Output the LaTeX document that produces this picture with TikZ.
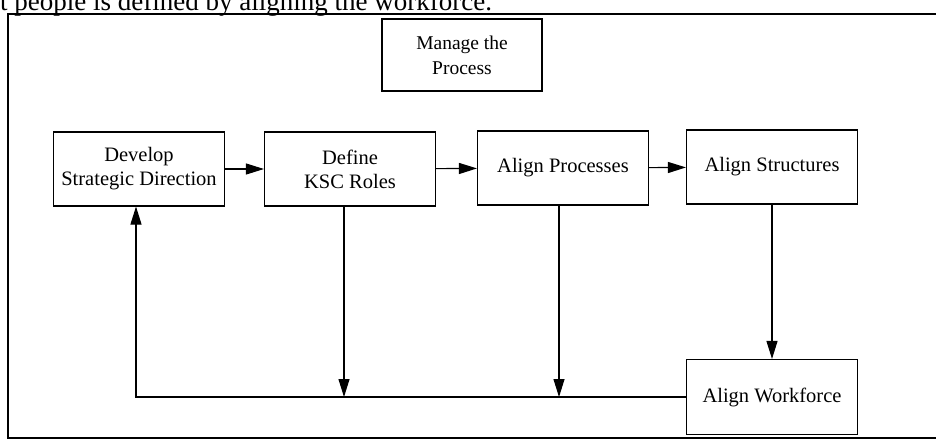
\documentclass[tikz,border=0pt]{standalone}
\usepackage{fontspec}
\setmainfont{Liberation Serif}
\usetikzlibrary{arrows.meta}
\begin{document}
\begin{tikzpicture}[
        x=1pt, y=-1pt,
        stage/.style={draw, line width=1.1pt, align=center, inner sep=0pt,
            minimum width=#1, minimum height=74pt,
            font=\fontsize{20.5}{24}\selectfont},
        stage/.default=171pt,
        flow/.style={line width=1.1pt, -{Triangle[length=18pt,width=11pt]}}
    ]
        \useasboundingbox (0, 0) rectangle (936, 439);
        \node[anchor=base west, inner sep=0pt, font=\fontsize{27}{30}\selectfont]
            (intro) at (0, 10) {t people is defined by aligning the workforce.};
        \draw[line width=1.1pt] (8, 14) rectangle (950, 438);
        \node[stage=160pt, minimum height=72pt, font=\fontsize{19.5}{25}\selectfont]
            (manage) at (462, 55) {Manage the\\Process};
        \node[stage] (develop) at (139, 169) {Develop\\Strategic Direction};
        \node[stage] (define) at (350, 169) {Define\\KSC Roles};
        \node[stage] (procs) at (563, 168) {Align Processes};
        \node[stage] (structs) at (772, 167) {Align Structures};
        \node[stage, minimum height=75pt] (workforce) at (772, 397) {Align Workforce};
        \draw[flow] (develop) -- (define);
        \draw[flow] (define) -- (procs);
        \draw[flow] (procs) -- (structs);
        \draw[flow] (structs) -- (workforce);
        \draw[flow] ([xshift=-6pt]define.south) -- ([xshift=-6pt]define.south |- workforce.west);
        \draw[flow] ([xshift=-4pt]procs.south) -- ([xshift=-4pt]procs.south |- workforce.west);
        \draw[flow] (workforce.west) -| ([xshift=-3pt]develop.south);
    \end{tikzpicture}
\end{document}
* * *
Copy out every line of the material above exactly, skipping the pictures.

Output the LaTeX document that produces this picture with TikZ.
\documentclass[tikz,border=0pt]{standalone}
\usepackage{fontspec}
\setmainfont{Liberation Serif}
\usetikzlibrary{arrows.meta}
\begin{document}
\begin{tikzpicture}[
        x=1pt, y=-1pt,
        stage/.style={draw, line width=1.1pt, align=center, inner sep=0pt,
            minimum width=#1, minimum height=74pt,
            font=\fontsize{20.5}{24}\selectfont},
        stage/.default=171pt,
        flow/.style={line width=1.1pt, -{Triangle[length=18pt,width=11pt]}}
    ]
        \useasboundingbox (0, 0) rectangle (936, 439);
        \node[anchor=base west, inner sep=0pt, font=\fontsize{27}{30}\selectfont]
            (intro) at (0, 10) {t people is defined by aligning the workforce.};
        \draw[line width=1.1pt] (8, 14) rectangle (950, 438);
        \node[stage=160pt, minimum height=72pt, font=\fontsize{19.5}{25}\selectfont]
            (manage) at (462, 55) {Manage the\\Process};
        \node[stage] (develop) at (139, 169) {Develop\\Strategic Direction};
        \node[stage] (define) at (350, 169) {Define\\KSC Roles};
        \node[stage] (procs) at (563, 168) {Align Processes};
        \node[stage] (structs) at (772, 167) {Align Structures};
        \node[stage, minimum height=75pt] (workforce) at (772, 397) {Align Workforce};
        \draw[flow] (develop) -- (define);
        \draw[flow] (define) -- (procs);
        \draw[flow] (procs) -- (structs);
        \draw[flow] (structs) -- (workforce);
        \draw[flow] ([xshift=-6pt]define.south) -- ([xshift=-6pt]define.south |- workforce.west);
        \draw[flow] ([xshift=-4pt]procs.south) -- ([xshift=-4pt]procs.south |- workforce.west);
        \draw[flow] (workforce.west) -| ([xshift=-3pt]develop.south);
    \end{tikzpicture}
\end{document}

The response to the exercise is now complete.